Problem to work on:
Give back exactly the lines from the beginning of the listing below to the line holding "right_ticks = [0, 5, 10, 15, 20]", both ends included; the pictures stay out.

Records:
-*-

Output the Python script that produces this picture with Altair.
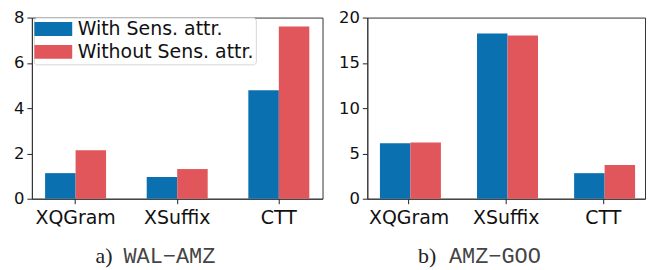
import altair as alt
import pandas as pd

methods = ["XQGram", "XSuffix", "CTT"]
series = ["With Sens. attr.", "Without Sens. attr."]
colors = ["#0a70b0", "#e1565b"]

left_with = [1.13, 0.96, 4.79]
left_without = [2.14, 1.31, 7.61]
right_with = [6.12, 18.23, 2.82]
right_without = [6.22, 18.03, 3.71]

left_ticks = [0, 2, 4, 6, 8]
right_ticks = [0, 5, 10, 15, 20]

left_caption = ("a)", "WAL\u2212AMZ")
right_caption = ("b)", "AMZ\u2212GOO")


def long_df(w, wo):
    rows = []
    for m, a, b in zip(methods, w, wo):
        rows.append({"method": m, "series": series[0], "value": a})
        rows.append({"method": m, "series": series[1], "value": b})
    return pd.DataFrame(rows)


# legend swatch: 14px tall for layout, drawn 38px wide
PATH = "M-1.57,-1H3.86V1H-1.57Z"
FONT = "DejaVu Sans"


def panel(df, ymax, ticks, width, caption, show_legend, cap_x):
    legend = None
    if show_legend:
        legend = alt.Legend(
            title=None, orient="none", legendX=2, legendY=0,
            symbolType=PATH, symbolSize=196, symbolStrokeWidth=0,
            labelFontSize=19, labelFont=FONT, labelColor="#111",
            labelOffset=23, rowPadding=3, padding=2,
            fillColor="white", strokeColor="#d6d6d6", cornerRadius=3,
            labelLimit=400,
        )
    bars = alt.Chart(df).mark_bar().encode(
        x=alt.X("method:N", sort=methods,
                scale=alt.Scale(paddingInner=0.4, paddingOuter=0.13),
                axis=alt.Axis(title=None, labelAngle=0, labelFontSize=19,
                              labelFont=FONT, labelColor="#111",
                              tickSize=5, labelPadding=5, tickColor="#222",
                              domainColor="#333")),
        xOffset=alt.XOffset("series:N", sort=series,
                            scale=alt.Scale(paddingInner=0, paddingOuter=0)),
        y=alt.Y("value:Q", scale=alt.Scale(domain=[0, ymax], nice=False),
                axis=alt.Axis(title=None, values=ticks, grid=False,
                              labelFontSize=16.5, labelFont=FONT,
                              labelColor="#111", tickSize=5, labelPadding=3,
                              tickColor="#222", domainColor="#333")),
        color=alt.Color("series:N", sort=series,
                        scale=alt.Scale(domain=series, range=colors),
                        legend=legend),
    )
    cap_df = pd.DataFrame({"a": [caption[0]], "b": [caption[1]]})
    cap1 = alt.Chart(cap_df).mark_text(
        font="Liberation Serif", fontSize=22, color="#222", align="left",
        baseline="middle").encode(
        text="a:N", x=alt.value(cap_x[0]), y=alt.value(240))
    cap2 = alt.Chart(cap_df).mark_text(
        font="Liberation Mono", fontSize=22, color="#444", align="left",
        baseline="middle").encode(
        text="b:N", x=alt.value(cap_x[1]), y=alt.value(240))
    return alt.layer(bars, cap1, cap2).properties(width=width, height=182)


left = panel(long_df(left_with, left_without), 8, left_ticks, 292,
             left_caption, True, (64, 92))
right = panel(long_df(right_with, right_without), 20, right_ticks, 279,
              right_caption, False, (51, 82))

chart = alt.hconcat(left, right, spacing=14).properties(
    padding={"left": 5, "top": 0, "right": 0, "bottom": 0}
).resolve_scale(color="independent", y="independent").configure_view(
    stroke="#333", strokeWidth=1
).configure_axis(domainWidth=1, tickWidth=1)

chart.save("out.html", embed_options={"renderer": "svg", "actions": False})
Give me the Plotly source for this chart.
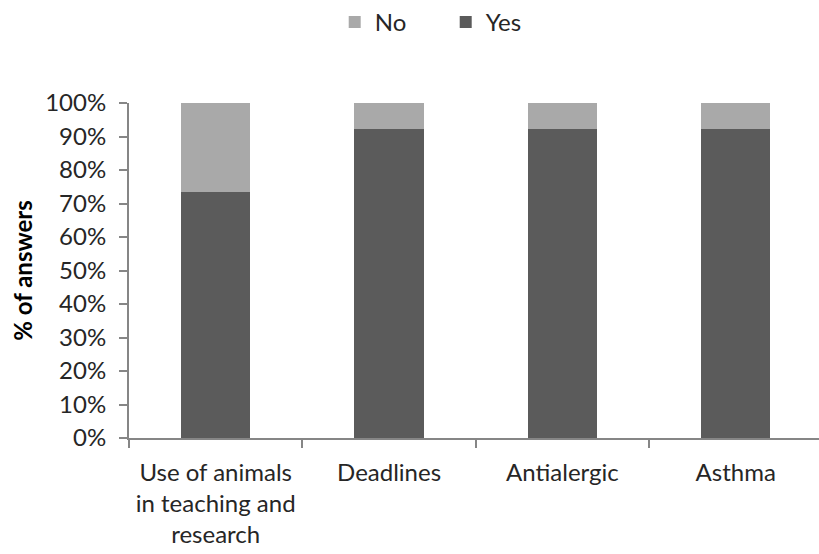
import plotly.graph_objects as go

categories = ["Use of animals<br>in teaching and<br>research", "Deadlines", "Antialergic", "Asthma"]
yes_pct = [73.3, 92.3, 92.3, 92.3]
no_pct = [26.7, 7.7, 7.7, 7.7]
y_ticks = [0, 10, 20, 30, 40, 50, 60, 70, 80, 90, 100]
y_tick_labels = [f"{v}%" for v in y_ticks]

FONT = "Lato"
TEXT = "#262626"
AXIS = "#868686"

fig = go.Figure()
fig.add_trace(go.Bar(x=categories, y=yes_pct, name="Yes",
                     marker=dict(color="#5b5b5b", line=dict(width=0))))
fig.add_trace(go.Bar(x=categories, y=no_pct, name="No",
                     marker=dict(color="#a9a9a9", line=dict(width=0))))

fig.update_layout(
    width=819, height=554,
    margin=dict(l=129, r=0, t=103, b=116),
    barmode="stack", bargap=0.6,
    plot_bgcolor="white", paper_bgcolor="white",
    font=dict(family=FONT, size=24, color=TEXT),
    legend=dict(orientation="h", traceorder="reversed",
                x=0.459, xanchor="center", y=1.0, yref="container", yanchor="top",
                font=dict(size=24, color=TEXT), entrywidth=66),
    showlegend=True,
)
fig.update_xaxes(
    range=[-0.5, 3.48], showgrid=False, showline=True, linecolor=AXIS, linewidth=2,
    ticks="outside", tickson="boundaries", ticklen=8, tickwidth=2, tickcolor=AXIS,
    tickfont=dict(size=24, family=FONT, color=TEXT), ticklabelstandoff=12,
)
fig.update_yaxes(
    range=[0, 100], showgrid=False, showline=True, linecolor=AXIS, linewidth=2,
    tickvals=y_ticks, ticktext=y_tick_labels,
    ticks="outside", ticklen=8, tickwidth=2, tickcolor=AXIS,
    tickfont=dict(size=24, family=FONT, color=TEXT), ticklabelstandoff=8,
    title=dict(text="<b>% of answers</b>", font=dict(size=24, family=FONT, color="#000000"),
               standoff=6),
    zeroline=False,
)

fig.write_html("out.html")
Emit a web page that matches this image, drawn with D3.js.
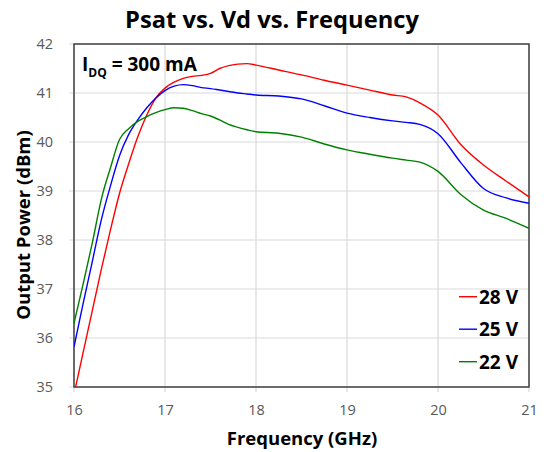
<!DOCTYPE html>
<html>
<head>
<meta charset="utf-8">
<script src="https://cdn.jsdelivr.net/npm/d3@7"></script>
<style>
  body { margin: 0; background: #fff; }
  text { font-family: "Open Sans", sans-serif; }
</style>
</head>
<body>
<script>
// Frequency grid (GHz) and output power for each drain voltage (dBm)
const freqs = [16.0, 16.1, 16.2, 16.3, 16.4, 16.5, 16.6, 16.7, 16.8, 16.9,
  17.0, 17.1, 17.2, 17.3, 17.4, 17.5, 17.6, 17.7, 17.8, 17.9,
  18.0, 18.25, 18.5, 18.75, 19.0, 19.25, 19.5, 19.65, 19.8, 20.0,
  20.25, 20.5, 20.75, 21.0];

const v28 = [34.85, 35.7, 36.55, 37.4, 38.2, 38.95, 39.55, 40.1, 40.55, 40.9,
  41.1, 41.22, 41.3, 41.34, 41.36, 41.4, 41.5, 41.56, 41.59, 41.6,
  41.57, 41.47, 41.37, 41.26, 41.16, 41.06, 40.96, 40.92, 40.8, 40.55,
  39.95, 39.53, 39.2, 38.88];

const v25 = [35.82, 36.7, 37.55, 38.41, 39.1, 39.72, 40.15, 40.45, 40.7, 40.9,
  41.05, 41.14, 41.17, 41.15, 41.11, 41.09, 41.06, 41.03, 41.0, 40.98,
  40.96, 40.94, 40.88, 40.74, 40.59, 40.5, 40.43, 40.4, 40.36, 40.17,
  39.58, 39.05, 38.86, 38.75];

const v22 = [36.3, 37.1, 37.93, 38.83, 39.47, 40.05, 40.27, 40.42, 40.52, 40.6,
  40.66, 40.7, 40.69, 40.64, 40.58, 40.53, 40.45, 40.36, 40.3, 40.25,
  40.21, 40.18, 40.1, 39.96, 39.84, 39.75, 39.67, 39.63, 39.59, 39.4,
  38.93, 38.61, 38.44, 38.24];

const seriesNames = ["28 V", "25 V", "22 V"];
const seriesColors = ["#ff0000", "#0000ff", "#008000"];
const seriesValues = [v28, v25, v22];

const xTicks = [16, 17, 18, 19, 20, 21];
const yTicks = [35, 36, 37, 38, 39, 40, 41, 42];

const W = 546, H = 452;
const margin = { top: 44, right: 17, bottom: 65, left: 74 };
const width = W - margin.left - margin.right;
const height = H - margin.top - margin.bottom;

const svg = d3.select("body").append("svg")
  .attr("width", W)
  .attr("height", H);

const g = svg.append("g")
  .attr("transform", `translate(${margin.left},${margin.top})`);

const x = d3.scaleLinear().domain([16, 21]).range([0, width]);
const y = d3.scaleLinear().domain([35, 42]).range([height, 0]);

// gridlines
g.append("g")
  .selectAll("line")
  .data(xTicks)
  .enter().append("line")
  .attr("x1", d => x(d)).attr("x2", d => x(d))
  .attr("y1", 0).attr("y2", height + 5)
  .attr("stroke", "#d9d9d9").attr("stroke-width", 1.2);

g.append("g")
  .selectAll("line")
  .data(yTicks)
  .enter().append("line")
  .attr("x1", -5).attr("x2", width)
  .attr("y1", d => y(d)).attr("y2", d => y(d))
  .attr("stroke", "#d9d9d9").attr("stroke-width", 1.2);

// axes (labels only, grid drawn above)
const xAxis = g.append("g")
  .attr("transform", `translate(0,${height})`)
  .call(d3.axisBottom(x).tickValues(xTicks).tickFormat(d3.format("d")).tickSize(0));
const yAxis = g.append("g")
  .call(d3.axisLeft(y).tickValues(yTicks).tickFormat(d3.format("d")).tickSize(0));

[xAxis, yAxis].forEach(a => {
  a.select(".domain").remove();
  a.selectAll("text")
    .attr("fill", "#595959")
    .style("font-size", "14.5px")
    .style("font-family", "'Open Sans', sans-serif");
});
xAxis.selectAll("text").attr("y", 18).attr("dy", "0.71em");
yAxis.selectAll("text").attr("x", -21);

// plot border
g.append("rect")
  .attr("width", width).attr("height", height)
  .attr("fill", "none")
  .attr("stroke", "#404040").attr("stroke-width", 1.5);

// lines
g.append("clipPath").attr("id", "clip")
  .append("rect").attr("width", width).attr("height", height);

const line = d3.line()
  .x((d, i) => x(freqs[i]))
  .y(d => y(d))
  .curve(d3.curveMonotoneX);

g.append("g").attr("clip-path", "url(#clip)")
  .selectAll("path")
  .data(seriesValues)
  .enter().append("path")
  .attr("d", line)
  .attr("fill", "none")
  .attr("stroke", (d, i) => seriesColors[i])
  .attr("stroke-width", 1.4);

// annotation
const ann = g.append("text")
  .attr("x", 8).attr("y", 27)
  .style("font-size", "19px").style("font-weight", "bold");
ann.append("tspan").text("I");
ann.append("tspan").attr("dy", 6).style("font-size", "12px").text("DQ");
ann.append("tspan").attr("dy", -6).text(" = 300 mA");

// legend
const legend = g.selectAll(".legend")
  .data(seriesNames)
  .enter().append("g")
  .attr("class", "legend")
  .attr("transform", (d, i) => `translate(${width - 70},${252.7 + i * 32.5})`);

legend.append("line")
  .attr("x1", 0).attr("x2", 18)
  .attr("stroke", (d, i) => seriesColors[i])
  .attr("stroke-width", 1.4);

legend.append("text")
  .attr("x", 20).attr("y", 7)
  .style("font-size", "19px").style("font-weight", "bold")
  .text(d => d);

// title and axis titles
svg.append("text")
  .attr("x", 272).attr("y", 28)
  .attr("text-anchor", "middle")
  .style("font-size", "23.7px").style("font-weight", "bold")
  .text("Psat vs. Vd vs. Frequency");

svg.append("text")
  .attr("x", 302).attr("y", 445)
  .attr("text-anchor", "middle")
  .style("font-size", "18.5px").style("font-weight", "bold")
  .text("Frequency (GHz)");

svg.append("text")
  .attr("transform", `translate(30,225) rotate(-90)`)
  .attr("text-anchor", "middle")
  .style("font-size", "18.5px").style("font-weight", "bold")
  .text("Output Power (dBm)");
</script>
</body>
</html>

-*-

Answer to the exercise:
Output the Python script that produces this picture with Altair.
import altair as alt
import pandas as pd

methods = ["XQGram", "XSuffix", "CTT"]
series = ["With Sens. attr.", "Without Sens. attr."]
colors = ["#0a70b0", "#e1565b"]

left_with = [1.13, 0.96, 4.79]
left_without = [2.14, 1.31, 7.61]
right_with = [6.12, 18.23, 2.82]
right_without = [6.22, 18.03, 3.71]

left_ticks = [0, 2, 4, 6, 8]
right_ticks = [0, 5, 10, 15, 20]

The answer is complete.